In Stephenson v. Spiegle, Jack M. Murray (“Murray”) executed a Will prepared by an attorney, William E. Spiegle, III (“Attorney”).  See Stephenson v. Spiegle, 429 NJ Super 378 (App. Div. 2013) at 380. The Will left his estate to his family. It stated that any assets he had – whether owned by him directly or through a trust that he might create for the benefit of his family – should pass to his family.

The Pay-On-Death Account

About two months later, Murray went to a bank and opened a pay-on-death account (“Account”). Id. A pay-on-death account is one that directs who will receive its balance when the account-holder dies, the beneficiary. Initially, Murray wanted his family trust to be the beneficiary of the Account. That would have meant that the balance would go to the trust and in turn (as stated in the Will), to his family members. Id.  Unfortunately, a bank representative dissuaded Murray from including this instruction because he did not have the trust documents with him at that time. Id.  Accordingly, Murray took the interim step of naming his Attorney as the beneficiary, with the intent that Murray would change it to the trust at a later time. Id.

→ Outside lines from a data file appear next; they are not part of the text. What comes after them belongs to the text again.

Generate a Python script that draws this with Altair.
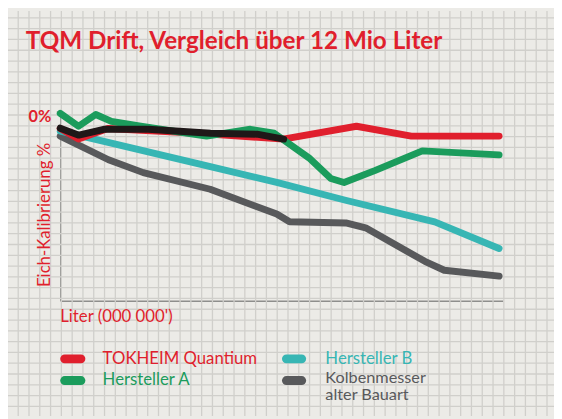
import altair as alt
import pandas as pd
import numpy as np

FONT = "Lato"
RED = "#e01f2d"
GREEN = "#1b9c5c"
TEAL = "#37b6b4"
GRAY = "#58595b"
BLACK = "#1f1818"
BG = "#ecebe7"
GRID = "#d0cfcb"
AXIS = "#8e8e8c"

title_text = "TQM Drift, Vergleich über 12 Mio Liter"
y_title = "Eich-Kalibrierung %"
x_title = "Liter (000 000')"
zero_label = "0%"

# Liter in Mio, drift in relative units (0 = 0 %)
red_x = [0, 0.5, 1.3, 3.8, 6.1, 8.1, 9.6, 12]
red_y = [-0.09, -0.145, -0.09, -0.115, -0.146, -0.078, -0.13, -0.13]

green_x = [0, 0.5, 0.97, 1.4, 2.2, 4.0, 5.2, 5.85, 6.8, 7.4, 7.76, 8.6, 9.9, 12]
green_y = [-0.01, -0.078, -0.016, -0.052, -0.078, -0.13, -0.094, -0.115, -0.245, -0.354, -0.375, -0.3125, -0.208, -0.229]

teal_x = [0, 1.05, 3.76, 5.92, 7.8, 10.24, 12]
teal_y = [-0.104, -0.151, -0.276, -0.375, -0.469, -0.583, -0.724]

gray_x = [0, 1.32, 2.27, 4.1, 5.92, 6.27, 7.81, 8.35, 9.97, 10.5, 12]
gray_y = [-0.130, -0.255, -0.323, -0.411, -0.542, -0.583, -0.589, -0.615, -0.792, -0.839, -0.870]

black_x = [0, 0.51, 1.19, 2.41, 4.11, 5.38, 6.11]
black_y = [-0.088, -0.125, -0.094, -0.094, -0.115, -0.120, -0.146]

legend_labels = ["TOKHEIM Quantium", "Hersteller A", "Hersteller B", "Kolbenmesser", "alter Bauart"]

xscale = alt.Scale(domain=[0, 12.1], nice=False, zero=False)
yscale = alt.Scale(domain=[-1, 0], nice=False, zero=False)

# background grid paper (pixel positions relative to plot origin)
gx = pd.DataFrame({"gx": np.arange(-53.6, 502, 10.95)})
gy = pd.DataFrame({"gy": np.arange(-95.0, 310, 10.95)})
grid_v = alt.Chart(gx).mark_rule(color=GRID, strokeWidth=1.3).encode(
    x=alt.X("gx:Q", scale=None, axis=None), y=alt.value(-102), y2=alt.value(309))
grid_h = alt.Chart(gy).mark_rule(color=GRID, strokeWidth=1.3).encode(
    y=alt.Y("gy:Q", scale=None, axis=None), x=alt.value(-53), x2=alt.value(501))


def series(xs, ys, color, axes=False):
    df = pd.DataFrame({"liter": xs, "drift": ys})
    if axes:
        xa = alt.Axis(title=None, labels=False, ticks=False, grid=False,
                      domainColor=AXIS, domainWidth=1.5)
        ya = alt.Axis(title=None, labels=False, grid=False, values=[0], tickSize=4,
                      tickColor=AXIS, tickWidth=1.5, domainColor=AXIS, domainWidth=1.5)
    else:
        xa = None
        ya = None
    xenc = alt.X("liter:Q", scale=xscale, axis=xa)
    yenc = alt.Y("drift:Q", scale=yscale, axis=ya)
    return alt.Chart(df).mark_line(strokeWidth=7, strokeCap="round", strokeJoin="round",
                                   color=color).encode(x=xenc, y=yenc)


def text_layer(txt, x, y, color, size, weight="normal", align="left", angle=0):
    kw = dict(align=align, baseline="middle", font=FONT, fontSize=size,
              fontWeight=weight, color=color)
    if angle:
        kw["angle"] = angle
    return alt.Chart(pd.DataFrame({"t": [txt]})).mark_text(**kw).encode(
        x=alt.value(x), y=alt.value(y), text="t:N")


def swatch(x1, x2, y, color):
    return alt.Chart(pd.DataFrame({"s": [color]})).mark_rule(
        strokeWidth=9, strokeCap="round", color=color).encode(
        x=alt.value(x1), x2=alt.value(x2), y=alt.value(y))


layers = [
    grid_v, grid_h,
    series(gray_x, gray_y, GRAY, axes=True),
    series(teal_x, teal_y, TEAL),
    series(red_x, red_y, RED),
    series(green_x, green_y, GREEN),
    series(black_x, black_y, BLACK),
    text_layer(title_text, -35, -70, RED, 24.6, weight="bold"),
    text_layer(zero_label, -9, 6, RED, 16.5, weight="bold", align="right"),
    text_layer(y_title, -15.5, 105, RED, 17, align="center", angle=270),
    text_layer(x_title, 0, 208.5, RED, 17),
    swatch(4.5, 21, 251, RED),
    swatch(4.5, 21, 273, GREEN),
    swatch(229.5, 245, 251, TEAL),
    swatch(229.5, 245, 273, GRAY),
    text_layer(legend_labels[0], 43, 251, RED, 17),
    text_layer(legend_labels[1], 43, 273, GREEN, 17),
    text_layer(legend_labels[2], 269, 251, TEAL, 17),
    text_layer(legend_labels[3], 269, 270, GRAY, 16.5),
    text_layer(legend_labels[4], 269, 288, GRAY, 16.5),
]

chart = alt.layer(*layers).resolve_scale(
    x="independent", y="independent"
).properties(
    width=449, height=192,
    autosize=alt.AutoSizeParams(type="none"),
    padding={"left": 53, "top": 102, "right": 52, "bottom": 117},
    background=BG,
).configure_view(stroke=None)

chart.save("out.html", embed_options={"renderer": "svg", "actions": False})
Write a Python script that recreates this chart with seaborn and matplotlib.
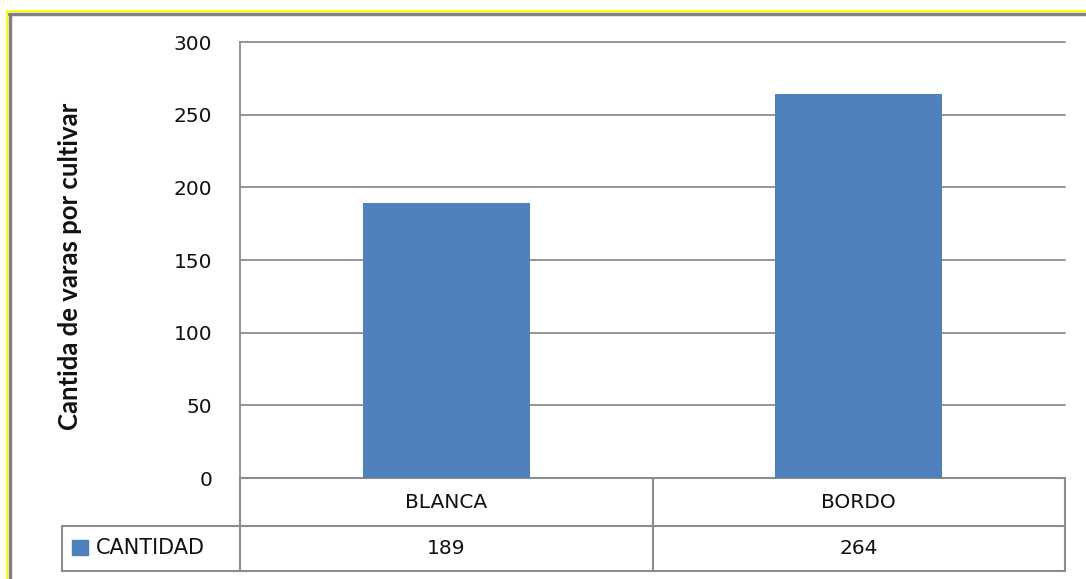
import matplotlib
matplotlib.use("Agg")
import matplotlib.pyplot as plt
import matplotlib.transforms as mtransforms
from matplotlib.lines import Line2D
from matplotlib.patches import Rectangle
import seaborn as sns
import pandas as pd

categories = ["BLANCA", "BORDO"]
values = [189, 264]
series_name = "CANTIDAD"
y_ticks = [0, 50, 100, 150, 200, 250, 300]
y_label = "Cantida de varas por cultivar"

BAR = "#4F81BD"
GRID = "#8C8C8C"
TXT = "#111111"

sns.set_theme(style="white")
plt.rcParams['font.family'] = ['DejaVu Sans']

W, H = 1086, 579
fig = plt.figure(figsize=(W / 100, H / 100), dpi=100)
fig.patch.set_facecolor("white")

def fx(px):
    return px / W

def fy(py):
    return 1 - py / H

ax = fig.add_axes([fx(240), fy(478), fx(1065) - fx(240), fy(42) - fy(478)])
df = pd.DataFrame({"cat": categories, "val": values})
sns.barplot(data=df, x="cat", y="val", color=BAR, saturation=1, width=0.405,
            edgecolor="none", linewidth=0, ax=ax, zorder=3)

ax.set_ylim(0, 300)
ax.set_xlim(-0.5, len(categories) - 0.5)
ax.set_yticks(y_ticks)
ax.set_yticklabels([str(t) for t in y_ticks], fontsize=14.5, color=TXT)
ax.tick_params(axis="y", length=0, pad=20)
ax.set_xticks([])
ax.set_xlabel("")
ax.set_ylabel("")
for t in y_ticks[1:]:
    ax.axhline(t, color=GRID, lw=1.3, zorder=0, clip_on=False)
for s in ["top", "right", "bottom"]:
    ax.spines[s].set_visible(False)
ax.spines["left"].set_color(GRID)
ax.spines["left"].set_linewidth(1.3)

# y label
fig.text(fx(70), fy(266), y_label, rotation=90, ha="center", va="center",
         fontsize=18.5, fontweight="bold", color=TXT,
         family=["Lato", "DejaVu Sans"])

# data table below axes (x in data coords, y in axes fraction)
trans = mtransforms.blended_transform_factory(ax.transData, ax.transAxes)
ax_h_px = 478 - 42
row1 = -(526 - 478) / ax_h_px
row2 = -(571 - 478) / ax_h_px
n = len(categories)
kw = dict(color=GRID, lw=1.5, transform=trans, clip_on=False)
ax.add_line(Line2D([-0.5, n - 0.5], [0, 0], **kw))
ax.add_line(Line2D([-0.5, n - 0.5], [row1, row1], **kw))
ax.add_line(Line2D([-0.5, n - 0.5], [row2, row2], **kw))
for b in range(n + 1):
    ax.add_line(Line2D([b - 0.5, b - 0.5], [0, row2], **kw))
for i, (c, v) in enumerate(zip(categories, values)):
    ax.text(i, (0 + row1) / 2, c, transform=trans, ha="center", va="center",
            fontsize=14.5, color=TXT)
    ax.text(i, (row1 + row2) / 2, str(v), transform=trans, ha="center", va="center",
            fontsize=14.5, color=TXT)

# legend cell
lc = dict(color=GRID, lw=1.5, transform=fig.transFigure)
fig.add_artist(Line2D([fx(62), fx(240)], [fy(526), fy(526)], **lc))
fig.add_artist(Line2D([fx(62), fx(240)], [fy(571), fy(571)], **lc))
fig.add_artist(Line2D([fx(62), fx(62)], [fy(526), fy(571)], **lc))
fig.add_artist(Rectangle((fx(72), fy(555)), fx(16), fy(540) - fy(555),
                         transform=fig.transFigure, color=BAR))
fig.text(fx(96), fy(548.5), series_name, ha="left", va="center",
         fontsize=15, color=TXT)

# outer frame (yellow + gray)
fig.add_artist(Line2D([fx(7), 1], [fy(11), fy(11)], color="#FFFF00", lw=1.5, transform=fig.transFigure))
fig.add_artist(Line2D([fx(9), 1], [fy(13.5), fy(13.5)], color="#808080", lw=2.5, transform=fig.transFigure))
fig.add_artist(Line2D([fx(7), fx(7)], [fy(11), 0], color="#FFFF00", lw=1.5, transform=fig.transFigure))
fig.add_artist(Line2D([fx(9.5), fx(9.5)], [fy(13.5), 0], color="#808080", lw=2.5, transform=fig.transFigure))

fig.savefig("out.png", dpi=100, facecolor="white")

Unfortunately, Murray did not do so before he passed away less than a year later. Murray left approximately one-third of his estate, $143,151.26 (“Balance”), in the Account. Id.  This meant that  the Attorney – rather than Murray’s family – was technically entitled to receive the Balance.

The executor (“Executor”) of Murray’s estate (the person in charge of distributing Murray’s estate assets) discovered the Account. Id.  He contacted the Attorney who understandably took the position that the Attorney was the Account’s sole beneficiary.

I have no idea why this [Account] was established. It was established approximately six weeks after [Murray] executed his will in my office, which leads me to believe the intent of this [Account] was clearly to take it outside the estate itself. I have no idea what motivated this action. I was completely unaware that this had occurred. I had not seen nor talked with [Murray] since the day he left my office December 16, 2006. I can only surmise that something happened on his way to Florida or after he got to Florida for him to take this action…

…I have looked at this situation from various points of view seeking to fathom the intent of this [Account]. I come back to the only conclusion that I can draw, which is—for whatever reason—[Murray] wanted me to have [the Balance].

Id. at 381.

The Executor disagreed. He initiated a lawsuit in the Chancery Division of the Superior Court of New Jersey (“Chancery Court”) to preclude the Attorney from receiving the Balance and to ensure that it was utilized for the benefit of Murray’s family. Id.  The Executor argued that Murray made a mistake when he named Attorney as the beneficiary of the Account Id.

The Court’s Ruling

The Chancery Court agreed,findingthat it was “virtually inconceivable” that Murray intended to benefit Attorney rather than his family. Id. at 383.  In support of that position, the Chancery Court specifically pointed to the fact that Murray made a Will that left his entire estate to his family members less than two months prior. This showed his intent to care for his family. Id. at 382-383.

Accordingly, the Chancery Court held that notions of fairness required it to grant rescission of the Account. Id. at Id. at 381. Rescission is a legal remedy rendering a contract (in this case the one governing the Account) null and void. In this case, rescission of the Account allowed the Balance to go directly to Murray’s estate and hence, his family.

The Attorney appealed the Chancery Court’s decision to the Appellate Division of the New Jersey Superior Court (“Appellate Court”) claiming that the grant of rescission of the Account was improper. Id.  The Appellate Court disagreed. Id. at 387.

The Appellate Court explained that it was proper for the Chancery Court to grant rescission of the Account because it was clear that Murray created the Account to pass to his family members and mistakenly thought that designating his attorney as the “pay-on-death” beneficiary would accomplish that. Id. at 384-385.  In other words, regardless of the mistaken idea that designating the attorney would effectively mean the money would go to his family, the obvious intent was that Murray wanted his family to receive the Account balance.  Id.

Accordingly, the Appellate Court upheld the Chancery Court’s rescission of the Account. Id. at 387. Therefore, despite the fact that Attorney was technically named as the beneficiary of the Account, the Balance was given to Murray’s family members instead of Attorney. Id.